Конечно, наивно было бы представлять автора этаким добряком, настолько умудренным жизненным опытом, что его ничто уже не огорчает, не раздражает, не вызывает активной неприязни. Эти эмоции, однако, ведут не к негодованию, но, скорее, к жалости, к сожалению. Даже «киллеры, гитлеры, каины» и те вызывают определенное сочувствие. Примерно такой же тон слышен и в «Обзоре современной поэзии»: «Поэты, поэтессы — / Гламур, деликатесы… / фуфло и ширпотреб… / Большая редкость — хлеб». Такое же, немного брезгливое, сожаление испытывает поэт и к отдельным представителям современной молодежи: «Пацанки пиво пьют из банки, / над ними крупно — “Адидас”, / мордашки их похожи на ищеек, / сидят на спинках парковых скамеек / с пупками напоказ». Инвектива заменяется точной картинкой с натуры — а воздействие в итоге оказывается куда более впечатляющим.
Ковальджи, естественно, пишет о вечных вопросах, но сказать, что только ими он и ограничивается, было бы неверно. Занимают его и такие темы, которые были немыслимы несколько десятилетий назад, в частности, так называемое виртуальное существование, причем последнее каждый раз осмысливается по-новому: то представляется как «насыщенный талантом / эфир, не знающий границ», то вызывает печальный вздох: «Вместо почерка — клавиатура. / Шлю тебе электронный привет… / Что такое сегодня литература? / Интернет, интроверт, интервент…» Надо сказать, что мало кто из отправившихся в плавание по Сети успевает (или берет на себя смелость) осмыслить происходящее, а посему — честь и хвала первопроходцам. Можно, конечно, сетовать на исчезновение почерка как предмета графологии, но почерк как стиль, слава Богу, никакой электронике пока не подвластен. Все же интересно пронаблюдать, как воздействует на индивидуума возможность беспрепятственно и анонимно высказываться по тому или иному поводу. Утешительного, увы, мало — но зубовному скрежету плебса, как всегда, противостоит живая поэтическая речь, и Кирилл Ковальджи — один из тех, кто ею сполна наделен.

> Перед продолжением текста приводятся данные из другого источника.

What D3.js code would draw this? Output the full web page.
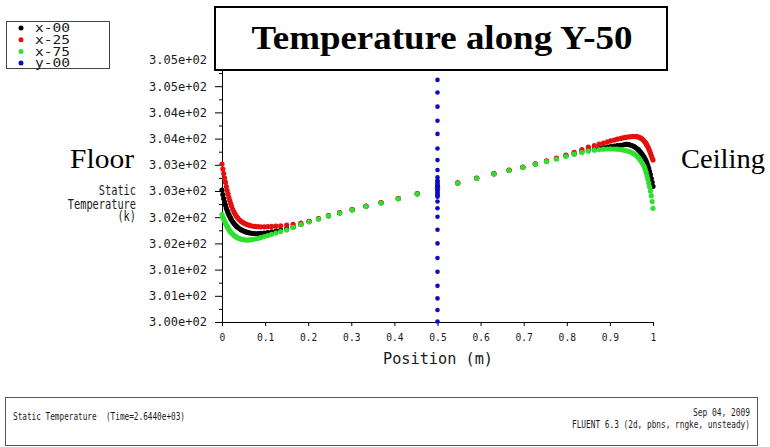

Нельзя, конечно, не упомянуть и о некоторых огрехах книги — носящих, в основном, технический характер. Так, процитированное выше стихотворение «Возвестил ли кто о моем рождении?» по недосмотру напечатано дважды — и вряд ли это можно счесть своеобразным рефреном. Изобилуют опечатки («ширпотореб», «пронофильмах», «из под» без дефиса и проч.). «Без меня безумцев хватит, как меня не назови» — здесь, конечно, надо писать «ни». Все эти оплошки книгу не красят, но общего впечатления все-таки не портят.
Потому что, оглядываясь на прошлое («…А молодость была / холодной и голодной, / сиротской и свободной / на родине бесплодной / и выжженной дотла»), всматриваясь в черты настоящего («девушка стоит у стены / ее улыбка светится радостью / шепчет в сотовый / это ты?»), поэт Кирилл Ковальджи задумывается и о будущем, обращаясь к новому веку с такими афористическими словами: «Век, кого ты взял в союзники? / Лучше с музой ворожить. / Погибать нам, что ли, с музыкой? / Лучше с музыкою жить!»
Такой вот «музыки для жизни» в «Дополнительном взносе» звучит немало, а значит, и умолкать ей не должно. Неослабевающий певческий импульс поэта обещает нам новые встречи.